**SHORT PROBLEM:**
Skip the pictures. Transcribe the rest of the data below without changing a word.

========

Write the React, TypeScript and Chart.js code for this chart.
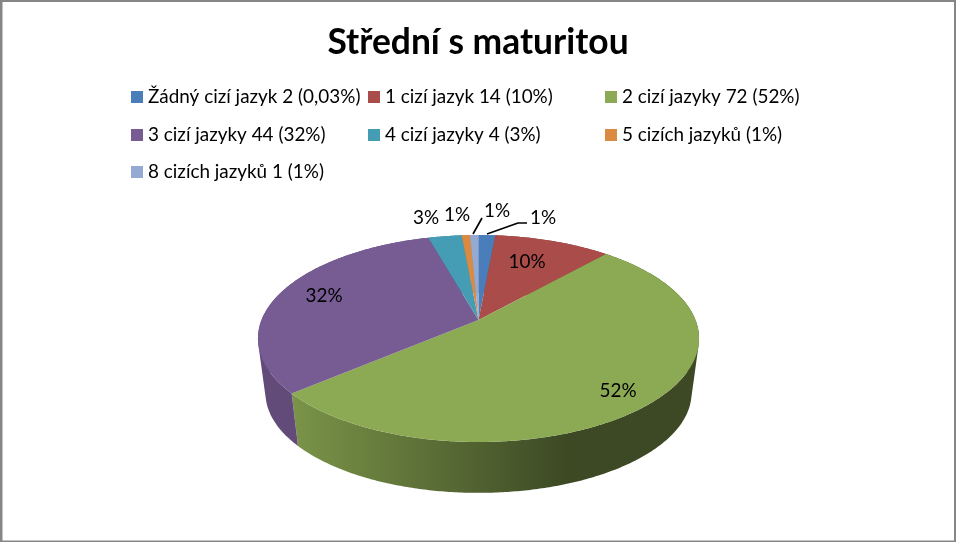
import React, { useEffect, useRef } from "react";
import { Chart, registerables } from "chart.js";

Chart.register(...registerables);

const title = "Střední s maturitou";
const categories = [
  "Žádný cizí jazyk 2 (0,03%)",
  "1 cizí jazyk 14 (10%)",
  "2 cizí jazyky 72 (52%)",
  "3 cizí jazyky 44 (32%)",
  "4 cizí jazyky 4 (3%)",
  "5 cizích jazyků (1%)",
  "8 cizích jazyků 1 (1%)",
];
const values = [2, 14, 72, 44, 4, 1, 1];
const sliceLabels = ["1%", "10%", "52%", "32%", "3%", "1%", "1%"];
const colors = ["#4A7EBB", "#AA4C4A", "#8CA953", "#775C94", "#459DB5", "#DB8B41", "#94AAD2"];

const FONT = "Lato, Carlito, sans-serif";
const LABEL_PX = 18.9;

// Perspective of the tilted pie
const P = { cx: 478.5, cy: 320, a: 217, b: 100.2, persp: 0.1787, depth: 55, shrink: 0.966 };
const project = (angle: number, bottom: boolean, r = 1) => {
  const u = Math.cos(angle) * r;
  const v = Math.sin(angle) * r;
  const w = 1 - P.persp * v;
  const s = bottom ? P.shrink : 1;
  return {
    x: P.cx + (s * P.a * u) / w,
    y: P.cy + (bottom ? P.depth : 0) + (s * P.b * v) / w,
  };
};

// Placement of the slice labels and their leaders
const labelPos = [
  { x: 543, y: 218, leader: [[487, 234], [518, 223], [527, 223]] },
  { x: 527, y: 262 },
  { x: 618, y: 391 },
  { x: 324, y: 296 },
  { x: 426, y: 218 },
  { x: 457, y: 215 },
  { x: 497, y: 211, leader: [[473, 234], [482, 218]] },
];
const legendCols = [131, 368, 605];
const legendRows = [97, 135, 172];

const shade = (hex: string, f: number) => {
  const n = parseInt(hex.slice(1), 16);
  const c = [(n >> 16) & 255, (n >> 8) & 255, n & 255].map((v) => Math.round(v * f));
  return `rgb(${c[0]},${c[1]},${c[2]})`;
};

const pie3d = {
  id: "pie3d",
  beforeDraw(chart: any) {
    const { ctx, width, height } = chart;
    ctx.save();
    ctx.fillStyle = "#868686";
    ctx.fillRect(0, 0, width, height);
    ctx.fillStyle = "#ffffff";
    ctx.fillRect(2.5, 2, width - 4.5, height - 3.5);
    ctx.restore();
  },
  beforeDatasetDraw(chart: any, args: any) {
    const ctx: CanvasRenderingContext2D = chart.ctx;
    const arcs = args.meta.data;
    ctx.save();
    ctx.lineJoin = "round";
    // side walls: one path of same-wound quads, so the silhouette is covered without seams
    arcs.forEach((arc: any, i: number) => {
      const { startAngle: s, endAngle: e } = arc;
      const n = Math.max(2, Math.ceil((e - s) / 0.01));
      const g = ctx.createLinearGradient(P.cx - 190, 0, P.cx + 90, 0);
      const base = colors[i];
      if (i === 2) {
        g.addColorStop(0, shade(base, 0.88));
        g.addColorStop(1, shade(base, 0.43));
      } else {
        g.addColorStop(0, shade(base, 0.82));
        g.addColorStop(1, shade(base, 0.82));
      }
      ctx.fillStyle = g;
      ctx.beginPath();
      for (let k = 0; k < n; k++) {
        const a0 = s + ((e - s) * k) / n;
        const a1 = s + ((e - s) * (k + 1)) / n;
        let q = [project(a0, false), project(a1, false), project(a1, true), project(a0, true)];
        let area = 0;
        q.forEach((p, j) => {
          const r = q[(j + 1) % 4];
          area += p.x * r.y - r.x * p.y;
        });
        if (area < 0) q = q.reverse();
        q.forEach((p, j) => (j ? ctx.lineTo(p.x, p.y) : ctx.moveTo(p.x, p.y)));
        ctx.closePath();
      }
      ctx.fill("nonzero");
    });
    // top face
    arcs.forEach((arc: any, i: number) => {
      const { startAngle: s, endAngle: e } = arc;
      const n = Math.max(2, Math.ceil((e - s) / 0.01));
      const o = project(0, false, 0);
      ctx.beginPath();
      ctx.moveTo(o.x, o.y);
      for (let k = 0; k <= n; k++) {
        const p = project(s + ((e - s) * k) / n, false);
        ctx.lineTo(p.x, p.y);
      }
      ctx.closePath();
      ctx.fillStyle = colors[i];
      ctx.fill();
    });
    // labels
    ctx.font = `${LABEL_PX}px ${FONT}`;
    ctx.fillStyle = "#000000";
    ctx.textAlign = "center";
    ctx.textBaseline = "middle";
    sliceLabels.forEach((t, i) => ctx.fillText(t, labelPos[i].x, labelPos[i].y));
    ctx.strokeStyle = "#000000";
    ctx.lineWidth = 1.6;
    labelPos.forEach((l) => {
      if (!l.leader) return;
      ctx.beginPath();
      l.leader.forEach((p, k) => (k ? ctx.lineTo(p[0], p[1]) : ctx.moveTo(p[0], p[1])));
      ctx.stroke();
    });
    // legend
    ctx.textAlign = "left";
    categories.forEach((t, i) => {
      const x = legendCols[i % 3];
      const y = legendRows[Math.floor(i / 3)];
      ctx.fillStyle = colors[i];
      ctx.fillRect(x, y - 6, 12, 12);
      ctx.fillStyle = "#000000";
      ctx.fillText(t, x + 17, y);
    });
    ctx.restore();
    return false;
  },
};

export default function App() {
  const ref = useRef<HTMLCanvasElement>(null);
  useEffect(() => {
    const chart = new Chart(ref.current!, {
      type: "pie",
      data: {
        labels: categories,
        datasets: [{ data: values, backgroundColor: colors, borderWidth: 0 }],
      },
      options: {
        animation: false,
        responsive: false,
        devicePixelRatio: 1,
        layout: { padding: { top: 8 } },
        plugins: {
          legend: { display: false },
          tooltip: { enabled: false },
          title: {
            display: true,
            text: title,
            color: "#000000",
            font: { family: FONT, size: 35.4, weight: "bold" },
            padding: { top: 13, bottom: 10 },
          },
        },
      },
      plugins: [pie3d],
    });
    return () => chart.destroy();
  }, []);
  return (
    <div style={{ position: "fixed", left: 0, top: 0, width: 956, height: 542 }}>
      <canvas ref={ref} width={956} height={542} style={{ display: "block" }} />
    </div>
  );
}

========

**ANSWER TO THIS PROBLEM:**
Write the React, TypeScript and Chart.js code for this chart.
import React, { useEffect, useRef } from "react";
import { Chart, registerables } from "chart.js";

Chart.register(...registerables);

const title = "Střední s maturitou";
const categories = [
  "Žádný cizí jazyk 2 (0,03%)",
  "1 cizí jazyk 14 (10%)",
  "2 cizí jazyky 72 (52%)",
  "3 cizí jazyky 44 (32%)",
  "4 cizí jazyky 4 (3%)",
  "5 cizích jazyků (1%)",
  "8 cizích jazyků 1 (1%)",
];
const values = [2, 14, 72, 44, 4, 1, 1];
const sliceLabels = ["1%", "10%", "52%", "32%", "3%", "1%", "1%"];
const colors = ["#4A7EBB", "#AA4C4A", "#8CA953", "#775C94", "#459DB5", "#DB8B41", "#94AAD2"];

const FONT = "Lato, Carlito, sans-serif";
const LABEL_PX = 18.9;

// Perspective of the tilted pie
const P = { cx: 478.5, cy: 320, a: 217, b: 100.2, persp: 0.1787, depth: 55, shrink: 0.966 };
const project = (angle: number, bottom: boolean, r = 1) => {
  const u = Math.cos(angle) * r;
  const v = Math.sin(angle) * r;
  const w = 1 - P.persp * v;
  const s = bottom ? P.shrink : 1;
  return {
    x: P.cx + (s * P.a * u) / w,
    y: P.cy + (bottom ? P.depth : 0) + (s * P.b * v) / w,
  };
};

// Placement of the slice labels and their leaders
const labelPos = [
  { x: 543, y: 218, leader: [[487, 234], [518, 223], [527, 223]] },
  { x: 527, y: 262 },
  { x: 618, y: 391 },
  { x: 324, y: 296 },
  { x: 426, y: 218 },
  { x: 457, y: 215 },
  { x: 497, y: 211, leader: [[473, 234], [482, 218]] },
];
const legendCols = [131, 368, 605];
const legendRows = [97, 135, 172];

const shade = (hex: string, f: number) => {
  const n = parseInt(hex.slice(1), 16);
  const c = [(n >> 16) & 255, (n >> 8) & 255, n & 255].map((v) => Math.round(v * f));
  return `rgb(${c[0]},${c[1]},${c[2]})`;
};

const pie3d = {
  id: "pie3d",
  beforeDraw(chart: any) {
    const { ctx, width, height } = chart;
    ctx.save();
    ctx.fillStyle = "#868686";
    ctx.fillRect(0, 0, width, height);
    ctx.fillStyle = "#ffffff";
    ctx.fillRect(2.5, 2, width - 4.5, height - 3.5);
    ctx.restore();
  },
  beforeDatasetDraw(chart: any, args: any) {
    const ctx: CanvasRenderingContext2D = chart.ctx;
    const arcs = args.meta.data;
    ctx.save();
    ctx.lineJoin = "round";
    // side walls: one path of same-wound quads, so the silhouette is covered without seams
    arcs.forEach((arc: any, i: number) => {
      const { startAngle: s, endAngle: e } = arc;
      const n = Math.max(2, Math.ceil((e - s) / 0.01));
      const g = ctx.createLinearGradient(P.cx - 190, 0, P.cx + 90, 0);
      const base = colors[i];
      if (i === 2) {
        g.addColorStop(0, shade(base, 0.88));
        g.addColorStop(1, shade(base, 0.43));
      } else {
        g.addColorStop(0, shade(base, 0.82));
        g.addColorStop(1, shade(base, 0.82));
      }
      ctx.fillStyle = g;
      ctx.beginPath();
      for (let k = 0; k < n; k++) {
        const a0 = s + ((e - s) * k) / n;
        const a1 = s + ((e - s) * (k + 1)) / n;
        let q = [project(a0, false), project(a1, false), project(a1, true), project(a0, true)];
        let area = 0;
        q.forEach((p, j) => {
          const r = q[(j + 1) % 4];
          area += p.x * r.y - r.x * p.y;
        });
        if (area < 0) q = q.reverse();
        q.forEach((p, j) => (j ? ctx.lineTo(p.x, p.y) : ctx.moveTo(p.x, p.y)));
        ctx.closePath();
      }
      ctx.fill("nonzero");
    });
    // top face
    arcs.forEach((arc: any, i: number) => {
      const { startAngle: s, endAngle: e } = arc;
      const n = Math.max(2, Math.ceil((e - s) / 0.01));
      const o = project(0, false, 0);
      ctx.beginPath();
      ctx.moveTo(o.x, o.y);
      for (let k = 0; k <= n; k++) {
        const p = project(s + ((e - s) * k) / n, false);
        ctx.lineTo(p.x, p.y);
      }
      ctx.closePath();
      ctx.fillStyle = colors[i];
      ctx.fill();
    });
    // labels
    ctx.font = `${LABEL_PX}px ${FONT}`;
    ctx.fillStyle = "#000000";
    ctx.textAlign = "center";
    ctx.textBaseline = "middle";
    sliceLabels.forEach((t, i) => ctx.fillText(t, labelPos[i].x, labelPos[i].y));
    ctx.strokeStyle = "#000000";
    ctx.lineWidth = 1.6;
    labelPos.forEach((l) => {
      if (!l.leader) return;
      ctx.beginPath();
      l.leader.forEach((p, k) => (k ? ctx.lineTo(p[0], p[1]) : ctx.moveTo(p[0], p[1])));
      ctx.stroke();
    });
    // legend
    ctx.textAlign = "left";
    categories.forEach((t, i) => {
      const x = legendCols[i % 3];
      const y = legendRows[Math.floor(i / 3)];
      ctx.fillStyle = colors[i];
      ctx.fillRect(x, y - 6, 12, 12);
      ctx.fillStyle = "#000000";
      ctx.fillText(t, x + 17, y);
    });
    ctx.restore();
    return false;
  },
};

export default function App() {
  const ref = useRef<HTMLCanvasElement>(null);
  useEffect(() => {
    const chart = new Chart(ref.current!, {
      type: "pie",
      data: {
        labels: categories,
        datasets: [{ data: values, backgroundColor: colors, borderWidth: 0 }],
      },
      options: {
        animation: false,
        responsive: false,
        devicePixelRatio: 1,
        layout: { padding: { top: 8 } },
        plugins: {
          legend: { display: false },
          tooltip: { enabled: false },
          title: {
            display: true,
            text: title,
            color: "#000000",
            font: { family: FONT, size: 35.4, weight: "bold" },
            padding: { top: 13, bottom: 10 },
          },
        },
      },
      plugins: [pie3d],
    });
    return () => chart.destroy();
  }, []);
  return (
    <div style={{ position: "fixed", left: 0, top: 0, width: 956, height: 542 }}>
      <canvas ref={ref} width={956} height={542} style={{ display: "block" }} />
    </div>
  );
}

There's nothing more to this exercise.